C’est un jeu jubilatoire et provocant que de dire non au travail à l’heure du « travailler plus »… pour vivre moins. Aussi ai-je décidé de m’y essayer à mon tour. Voici le résultat de deux de mes tentatives, dont je vous laisse juge.

***

    Madame, Monsieur,


    Titulaire d’une licence Humanités, je possède une bonne maîtrise de la langue, aussi bien à l’écrit qu’à l’oral, ainsi qu’une solide culture générale, ce dont, j’en ai conscience, tout le monde se fout éperdument de nos jours, à commencer par nos dirigeants. En effet, depuis l’avènement du langage SMSN, mon diplôme ne vaut finalement guère plus qu’un vulgaire morceau de papier hygiénique, la douceur et le parfum de Lotus en moins.

    Mes années d’étude à l’université de Nanterre m’ont permis de mieux constater l’appauvrissement continuel qui gangraine l’Éducation nationale. J’y ai subi pendant pas moins de trois ans les affirmations tout aussi absurdes que péremptoires de professeurs psycho-rigides, prouvant mon endurance par l’obtention d’un diplôme tout aussi caduc que le précédent.

    Quant à mon peu d’expérience professionnelle, il a suffi à me prouver que pour être de ceux qui réussissent il faut avoir les dents plus longues que mes rats ne pourraient les avoir et un caractère de cochon. Mon expérience en tant que caissière m’a permis de mieux comprendre l’origine de la misère intellectuelle de notre société. Mon expérience comme hôtesse d’accueil m’a, quant à elle, appris à développer une remarquable résistance psychologique afin de ne pas m’arracher une partie de mes cheveux à chaque sonnerie de téléphone : c’étaient toujours les mêmes gestes, le même sourire figé et l’air de gourde, toujours les mêmes mots, toujours les mêmes emmerdeurs désagréables et hautains au bout du fil.
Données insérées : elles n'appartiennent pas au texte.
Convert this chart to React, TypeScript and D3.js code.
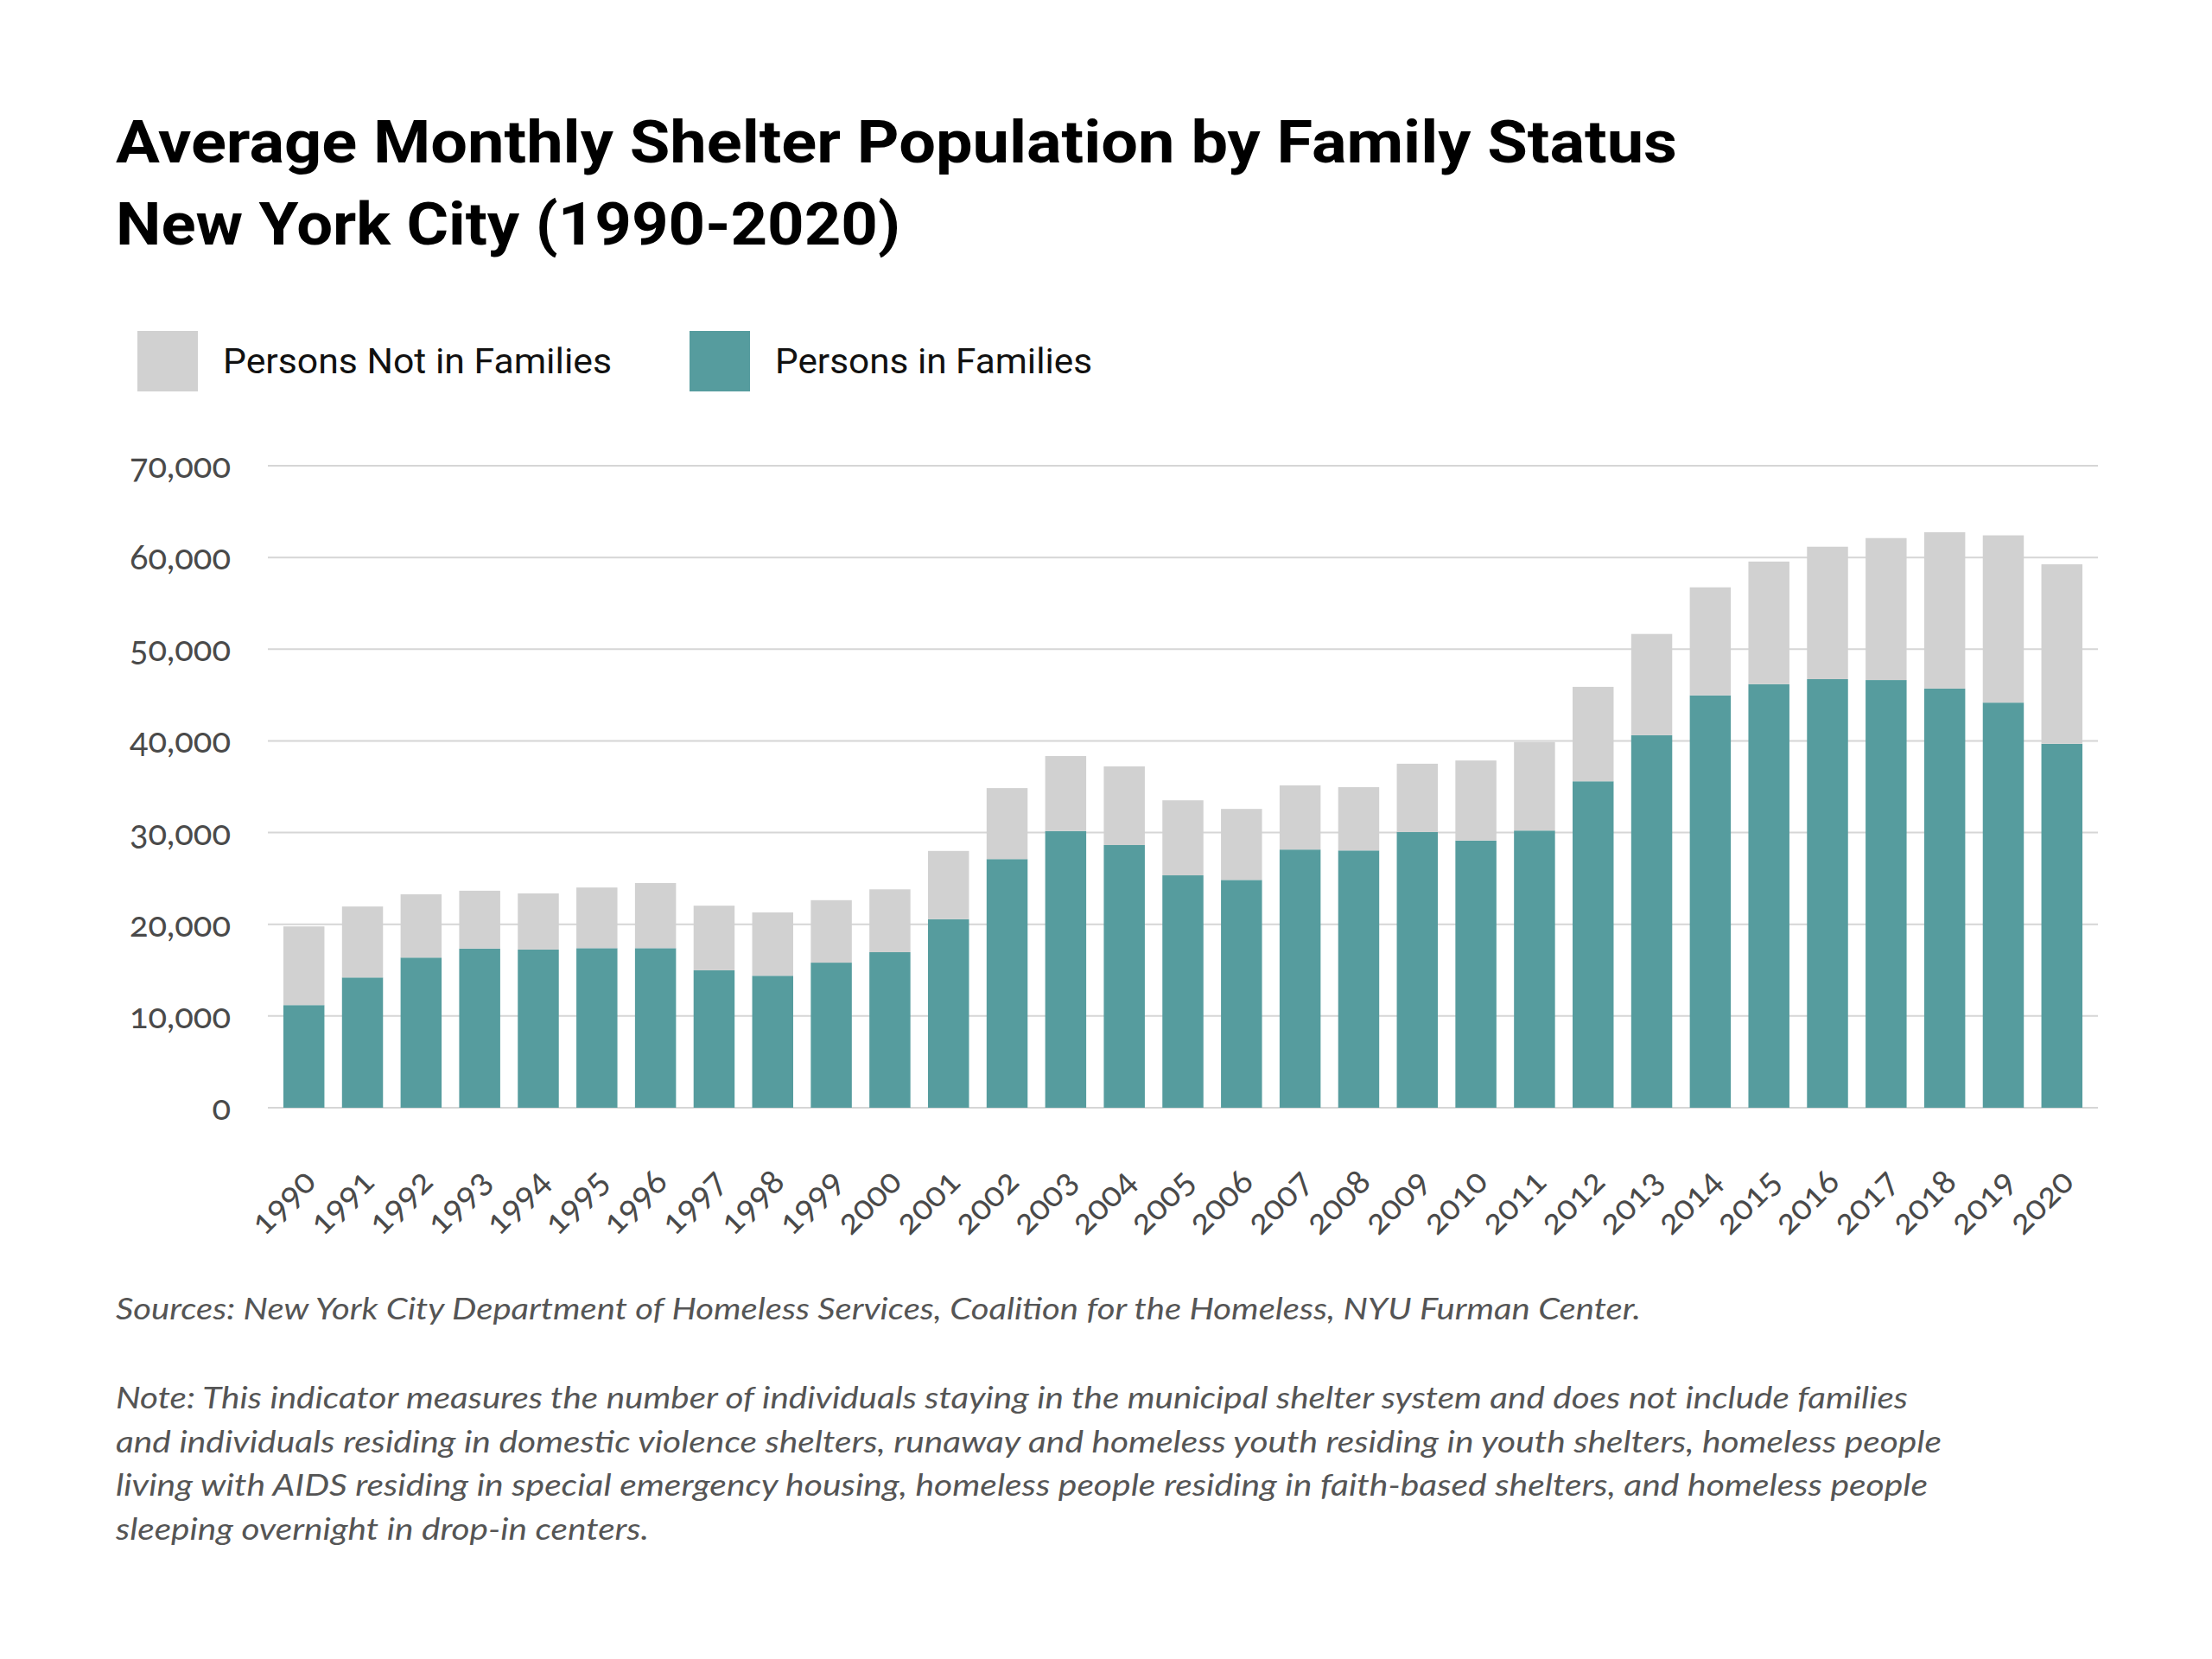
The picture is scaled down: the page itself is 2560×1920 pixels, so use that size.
import React, { useEffect, useRef } from 'react';
import * as d3 from 'd3';

const years = [
  '1990', '1991', '1992', '1993', '1994', '1995', '1996', '1997', '1998', '1999', '2000',
  '2001', '2002', '2003', '2004', '2005', '2006', '2007', '2008', '2009', '2010',
  '2011', '2012', '2013', '2014', '2015', '2016', '2017', '2018', '2019', '2020'
];
const inFamilies = [
  11190, 14200, 16370, 17350, 17250, 17400, 17400, 14990, 14390, 15820, 16960,
  20560, 27110, 30170, 28640, 25340, 24840, 28150, 28050, 30070, 29130,
  30220, 35590, 40620, 44960, 46190, 46730, 46630, 45700, 44170, 39680
];
const notInFamilies = [
  8580, 7740, 6900, 6310, 6120, 6610, 7100, 7040, 6910, 6810, 6850,
  7440, 7740, 8180, 8580, 8180, 7740, 7000, 6900, 7440, 8730,
  9660, 10300, 11040, 11780, 13360, 14440, 15480, 17050, 18240, 19570
];
const yTicks = [0, 10000, 20000, 30000, 40000, 50000, 60000, 70000];

const titleLines = ['Average Monthly Shelter Population by Family Status', 'New York City (1990-2020)'];
const legendItems = [
  { key: 'notInFamilies', label: 'Persons Not in Families' },
  { key: 'inFamilies', label: 'Persons in Families' }
];
const sourceText = 'Sources: New York City Department of Homeless Services, Coalition for the Homeless, NYU Furman Center.';
const noteLines = [
  'Note: This indicator measures the number of individuals staying in the municipal shelter system and does not include families',
  'and individuals residing in domestic violence shelters, runaway and homeless youth residing in youth shelters, homeless people',
  'living with AIDS residing in special emergency housing, homeless people residing in faith-based shelters, and homeless people',
  'sleeping overnight in drop-in centers.'
];

const colors: Record<string, string> = { inFamilies: '#569c9e', notInFamilies: '#d1d1d1' };

const App = () => {
  const width = 2560;
  const height = 1920;
  const margin = { top: 539, right: 132, bottom: 638, left: 310 };
  const svgRef = useRef<SVGSVGElement | null>(null);

  useEffect(() => {
    const svg = d3.select(svgRef.current);
    svg.selectAll('*').remove();
    svg.attr('width', width).attr('height', height);

    svg.append('rect').attr('width', width).attr('height', height).attr('fill', '#fff');

    // Title
    const titleWidths = [1807, 908];
    svg.append('g')
      .selectAll('text')
      .data(titleLines)
      .enter()
      .append('text')
      .attr('x', 134)
      .attr('y', (_, i) => 188 + i * 95)
      .attr('textLength', (_, i) => titleWidths[i])
      .attr('lengthAdjust', 'spacingAndGlyphs')
      .style('font-family', 'Roboto, "Open Sans", sans-serif')
      .style('font-weight', 700)
      .style('font-size', '68px')
      .style('fill', '#000')
      .text((d) => d);

    // Legend
    const legendX = [159, 798];
    const legendW = [450, 367];
    const legend = svg.append('g');
    legendItems.forEach((item, i) => {
      legend.append('rect')
        .attr('x', legendX[i]).attr('y', 383)
        .attr('width', 70).attr('height', 70)
        .attr('fill', colors[item.key]);
      legend.append('text')
        .attr('x', legendX[i] + 99).attr('y', 432)
        .attr('textLength', legendW[i])
        .attr('lengthAdjust', 'spacingAndGlyphs')
        .style('font-family', 'Roboto, "Open Sans", sans-serif')
        .style('font-size', '40px')
        .style('fill', '#111')
        .text(item.label);
    });

    const innerWidth = width - margin.left - margin.right;
    const innerHeight = height - margin.top - margin.bottom;

    const x = d3.scaleBand<string>()
      .domain(years)
      .range([margin.left, margin.left + innerWidth])
      .paddingInner(0.3)
      .paddingOuter(0.265);

    const y = d3.scaleLinear()
      .domain([0, 70000])
      .range([margin.top + innerHeight, margin.top]);

    // Gridlines
    svg.append('g')
      .selectAll('line')
      .data(yTicks)
      .enter()
      .append('line')
      .attr('x1', margin.left)
      .attr('x2', margin.left + innerWidth)
      .attr('y1', (d) => y(d))
      .attr('y2', (d) => y(d))
      .attr('stroke', '#d6d6d6')
      .attr('stroke-width', 2);

    // Y labels
    svg.append('g')
      .selectAll('text')
      .data(yTicks)
      .enter()
      .append('text')
      .attr('x', 267)
      .attr('y', (d) => y(d))
      .attr('dy', '0.35em')
      .attr('text-anchor', 'end')
      .style('font-family', 'Lato, "Open Sans", sans-serif')
      .style('font-variant-numeric', 'oldstyle-nums')
      .style('font-size', '40px')
      .style('fill', '#4a4a4a')
      .text((d) => d3.format(',')(d));

    // Stacked bars
    const rows = years.map((yr, i) => ({ year: yr, inFamilies: inFamilies[i], notInFamilies: notInFamilies[i] }));
    const stack = d3.stack<any>().keys(['inFamilies', 'notInFamilies']);
    const series = stack(rows);

    svg.append('g')
      .selectAll('g')
      .data(series)
      .enter()
      .append('g')
      .attr('fill', (s) => colors[s.key])
      .selectAll('rect')
      .data((s) => s)
      .enter()
      .append('rect')
      .attr('x', (d: any) => x(d.data.year) as number)
      .attr('width', x.bandwidth())
      .attr('y', (d) => y(d[1]))
      .attr('height', (d) => y(d[0]) - y(d[1]));

    // X labels
    svg.append('g')
      .selectAll('text')
      .data(years)
      .enter()
      .append('text')
      .attr('transform', (d) => `translate(${(x(d) as number) + x.bandwidth() / 2 + 16}, 1370) rotate(-45)`)
      .attr('text-anchor', 'end')
      .style('font-family', 'Lato, "Open Sans", sans-serif')
      .style('font-variant-numeric', 'oldstyle-nums')
      .style('font-size', '40px')
      .style('fill', '#4a4a4a')
      .text((d) => d);

    // Footnotes
    const foot = svg.append('g')
      .style('font-family', 'Lato, "Open Sans", sans-serif')
      .style('font-style', 'italic')
      .style('font-size', '35px')
      .style('fill', '#555');

    foot.append('text')
      .attr('x', 134).attr('y', 1527)
      .attr('textLength', 1765)
      .attr('lengthAdjust', 'spacingAndGlyphs')
      .text(sourceText);

    const noteWidths = [2074, 2113, 2097, 617];
    foot.selectAll('text.note')
      .data(noteLines)
      .enter()
      .append('text')
      .attr('class', 'note')
      .attr('x', 134)
      .attr('y', (_, i) => 1630 + i * 50.7)
      .attr('textLength', (_, i) => noteWidths[i])
      .attr('lengthAdjust', 'spacingAndGlyphs')
      .text((d) => d);
  }, []);

  return <svg ref={svgRef} style={{ position: 'absolute', left: 0, top: 0 }}></svg>;
};

export default App;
    Pourtant je jure que je n’ai rien fait de mal. Je jure que je n’ai jamais agi dans l’intention de nuire. Je jure que, si certaines fois j’ai fait des erreurs, ce n’était pas de manière intentionnelle. J’ai toujours mené une existence paisible, je paye mon loyer et mes impôts. S’il m’arrive de boire plus que de raison, je dois bien l’avouer, je jure ne jamais avoir pris le volant de ma voiture en état d’ivresse.
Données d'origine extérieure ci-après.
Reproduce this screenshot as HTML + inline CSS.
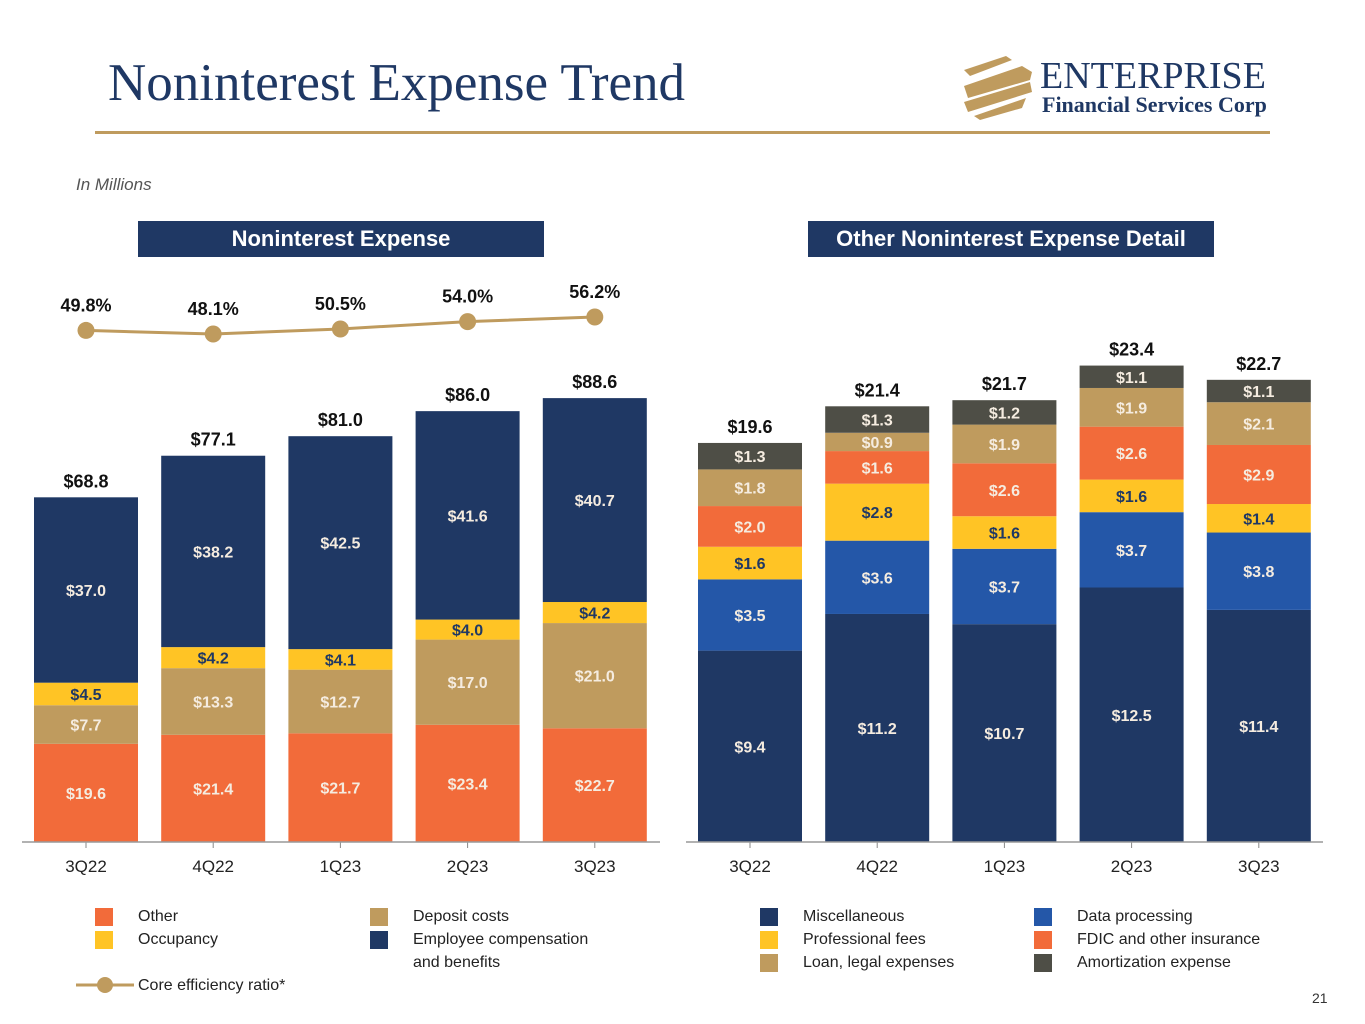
<!DOCTYPE html>
<html><head><meta charset="utf-8"><style>
body{margin:0;width:1365px;height:1024px;background:#fff;overflow:hidden;font-family:"Liberation Sans",sans-serif;position:relative}
.abs{position:absolute}
.hdr{position:absolute;background:#1f3864;color:#fff;font-weight:bold;font-size:22px;text-align:center;line-height:36px;height:36px}
.lg{position:absolute;font-size:16px;color:#222;margin-top:2px}
.sw{position:absolute;width:18px;height:18px;margin-top:2px}
</style></head><body>
<div class="abs" style="left:108px;top:53px;font-family:'Liberation Serif',serif;font-size:53px;color:#1f3864">Noninterest Expense Trend</div>
<svg class="abs" style="left:960px;top:52px" width="320" height="72">
<g fill="#bf9b5e"><polygon points="4,18 46,4 52,8 10,24"/><polygon points="4,34 62,14 72,20 70,28 8,46"/><polygon points="4,50 70,30 72,40 8,60"/><polygon points="14,64 66,46 62,56 20,68"/></g>
<text x="80" y="36" font-family="Liberation Serif,serif" font-size="38" fill="#1f3864">ENTERPRISE</text>
<text x="82" y="60" font-family="Liberation Serif,serif" font-size="22" font-weight="bold" fill="#1f3864">Financial Services Corp</text>
</svg>
<div class="abs" style="left:95px;top:131px;width:1175px;height:3px;background:#bf9b5e"></div>
<div class="abs" style="left:76px;top:175px;font-size:17px;font-style:italic;color:#555">In Millions</div>
<div class="hdr" style="left:138px;top:221px;width:406px">Noninterest Expense</div>
<div class="hdr" style="left:808px;top:221px;width:406px">Other Noninterest Expense Detail</div>
<svg id="chart" class="abs" style="left:0;top:0" width="1365" height="1024"></svg>

<div class="sw" style="left:95px;top:906px;background:#f26b3a"></div>
<div class="lg" style="left:138px;top:906px">Other</div>
<div class="sw" style="left:95px;top:929px;background:#ffc425"></div>
<div class="lg" style="left:138px;top:929px">Occupancy</div>
<div class="sw" style="left:370px;top:906px;background:#bf9b5e"></div>
<div class="lg" style="left:413px;top:906px">Deposit costs</div>
<div class="sw" style="left:370px;top:929px;background:#1f3864"></div>
<div class="lg" style="left:413px;top:926px;line-height:23px">Employee compensation<br>and benefits</div>
<svg class="abs" style="left:76px;top:975px" width="60" height="20"><line x1="0" y1="10" x2="58" y2="10" stroke="#bf9b5e" stroke-width="3"/><circle cx="29" cy="10" r="8" fill="#bf9b5e"/></svg>
<div class="lg" style="left:138px;top:975px">Core efficiency ratio*</div>

<div class="sw" style="left:760px;top:906px;background:#1f3864"></div>
<div class="lg" style="left:803px;top:906px">Miscellaneous</div>
<div class="sw" style="left:760px;top:929px;background:#ffc425"></div>
<div class="lg" style="left:803px;top:929px">Professional fees</div>
<div class="sw" style="left:760px;top:952px;background:#bf9b5e"></div>
<div class="lg" style="left:803px;top:952px">Loan, legal expenses</div>
<div class="sw" style="left:1034px;top:906px;background:#2457a8"></div>
<div class="lg" style="left:1077px;top:906px">Data processing</div>
<div class="sw" style="left:1034px;top:929px;background:#f26b3a"></div>
<div class="lg" style="left:1077px;top:929px">FDIC and other insurance</div>
<div class="sw" style="left:1034px;top:952px;background:#4e4e46"></div>
<div class="lg" style="left:1077px;top:952px">Amortization expense</div>
<div class="abs" style="left:1312px;top:990px;font-size:14px;color:#333">21</div>

<script>
const categories=["3Q22","4Q22","1Q23","2Q23","3Q23"];
const leftOther=[19.6,21.4,21.7,23.4,22.7];
const leftDeposit=[7.7,13.3,12.7,17.0,21.0];
const leftOccupancy=[4.5,4.2,4.1,4.0,4.2];
const leftEmployee=[37.0,38.2,42.5,41.6,40.7];
const leftTotals=[68.8,77.1,81.0,86.0,88.6];
const efficiency=[49.8,48.1,50.5,54.0,56.2];
const rMisc=[9.4,11.2,10.7,12.5,11.4];
const rData=[3.5,3.6,3.7,3.7,3.8];
const rProf=[1.6,2.8,1.6,1.6,1.4];
const rFdic=[2.0,1.6,2.6,2.6,2.9];
const rLoan=[1.8,0.9,1.9,1.9,2.1];
const rAmort=[1.3,1.3,1.2,1.1,1.1];
const rTotals=[19.6,21.4,21.7,23.4,22.7];

const svg=document.getElementById('chart');
const NS='http://www.w3.org/2000/svg';
function mk(tag,attrs,txt){const e=document.createElementNS(NS,tag);for(const k in attrs)e.setAttribute(k,attrs[k]);if(txt!==undefined)e.textContent=txt;svg.appendChild(e);return e;}
const base=842;
const yL=v=>base-v*5.01, yR=v=>base-v*20.36;
const xL=i=>34+i*127.2, xR=i=>698+i*127.2, bw=104;
const yE=v=>334-(v-48.1)*2.1;
function stack(series,cols,txtCols,xf,yf,prefix,totals){
  categories.forEach((c,i)=>{
    let acc=0;
    series.forEach((s,k)=>{
      const v=s[i];const y0=yf(acc),y1=yf(acc+v);
      const r=mk('rect',{x:xf(i),y:y1,width:bw,height:y0-y1,fill:cols[k]});
      
      
      const t=mk('text',{x:xf(i)+bw/2,y:(y0+y1)/2+6,'text-anchor':'middle','font-size':16,'font-weight':'bold',fill:txtCols[k]},'$'+v.toFixed(1));
      
      
      acc+=v;
    });
    const tt=mk('text',{x:xf(i)+bw/2,y:yf(totals[i])-10,'text-anchor':'middle','font-size':18,'font-weight':'bold',fill:'#111'},'$'+totals[i].toFixed(1));
    
    
    const ct=mk('text',{x:xf(i)+bw/2,y:872,'text-anchor':'middle','font-size':17,fill:'#222'},c);
    
    
    const tk=mk('line',{x1:xf(i)+bw/2,x2:xf(i)+bw/2,y1:base,y2:base+6,stroke:'#888'});
    
    
  });
}
const W='#f5ece0',D='#1f3864';
stack([leftOther,leftDeposit,leftOccupancy,leftEmployee],['#f26b3a','#bf9b5e','#ffc425','#1f3864'],[W,W,D,W],xL,yL,'left',leftTotals);
stack([rMisc,rData,rProf,rFdic,rLoan,rAmort],['#1f3864','#2457a8','#ffc425','#f26b3a','#bf9b5e','#4e4e46'],[W,W,D,W,W,W],xR,yR,'right',rTotals);
let ax=mk('line',{x1:22,x2:660,y1:base,y2:base,stroke:'#999','stroke-width':1.5});

ax=mk('line',{x1:686,x2:1323,y1:base,y2:base,stroke:'#999','stroke-width':1.5});

const pts=efficiency.map((v,i)=>(xL(i)+bw/2)+','+yE(v)).join(' ');
const pl=mk('polyline',{points:pts,fill:'none',stroke:'#bf9b5e','stroke-width':3});

efficiency.forEach((v,i)=>{
  const c=mk('circle',{cx:xL(i)+bw/2,cy:yE(v),r:8.5,fill:'#bf9b5e'});
  
  const t=mk('text',{x:xL(i)+bw/2,y:yE(v)-19,'text-anchor':'middle','font-size':18,'font-weight':'bold',fill:'#111'},v.toFixed(1)+'%');
  
});
</script>
</body></html>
    J’aime les animaux et la musique, je ne vole pas, je regarde la télévision ; parfois j’écris pour dire ce que j’ai sur le cœur. Plus tard, je voudrais avoir un enfant ou deux et un chat. J’ai des témoins qui m’ont vu ne rien faire. Je ne comprends pas de quoi je suis coupable, je ne comprends pas pourquoi vous voulez me condamner à des travaux forcés et aliénants, à des tâches répétitives et ingrates, au stress, et ce pour un salaire misérable. Le supplice est démesuré par rapport à mes minuscules erreurs : quelques anniversaires que je n’ai pas souhaités, quelques absences non justifiées à l’école, quelques soirées trop arrosées… Je refuse donc ce poste.


    Dans l’attente d’une réponse de votre part, je vous prie d’agréer l’expression de mes salutations désabusées.

***

    Madame, Monsieur,


    Je vous écris suite à l’annonce parue dans Le Marché du travail. Veuillez trouver ci-joint mon CV (bien que cette abréviation me paraisse cacher des expressions comme « contraint à vaquer » ou « concentré de vermine »).

    Veuillez noter que je ne sais pas faire grand-chose, à part dormir, manger, respirer, dormir, manger, respirer, et ainsi de suite. Mais j’ai décidé de me remettre en question. Je vais apprendre à me laver, à lire, à écrire et à compter. Cependant, mon ambition a des limites. Sachez que si je dois en baver, je prendrai la fuite.

    À ce propos, j’ai vu que vous cherchiez un technicien de surface travaillant le samedi, le dimanche et les jours fériés, en alternance le jour et la nuit. Je ne compte pas pour ma part être victime d’une dépression ou d’un burn-out. Aussi, je mène personnellement une campagne active de prévention : je refuse les postes de ce type, qui plus est mal payés. En effet, je ne crois pas qu’un si minuscule salaire donne à quiconque l’envie de réussir. Vous me direz que, dans la vie, il faut choisir entre la gloire et la glande — inutile de vous préciser quelle option j’ai choisie. Vous trouvez ça malsain ? Pour ma part, c’est le comportement hégémonique des entreprises, qui s’étend jusqu’au cœur même de la vie des individus, que je trouve malsain. À bon entendeur, salut.

   
    Dans l’attente d’une réponse de votre part, je vous prie d’agréer, Madame, Monsieur, l’expression de mes salutations désabusées.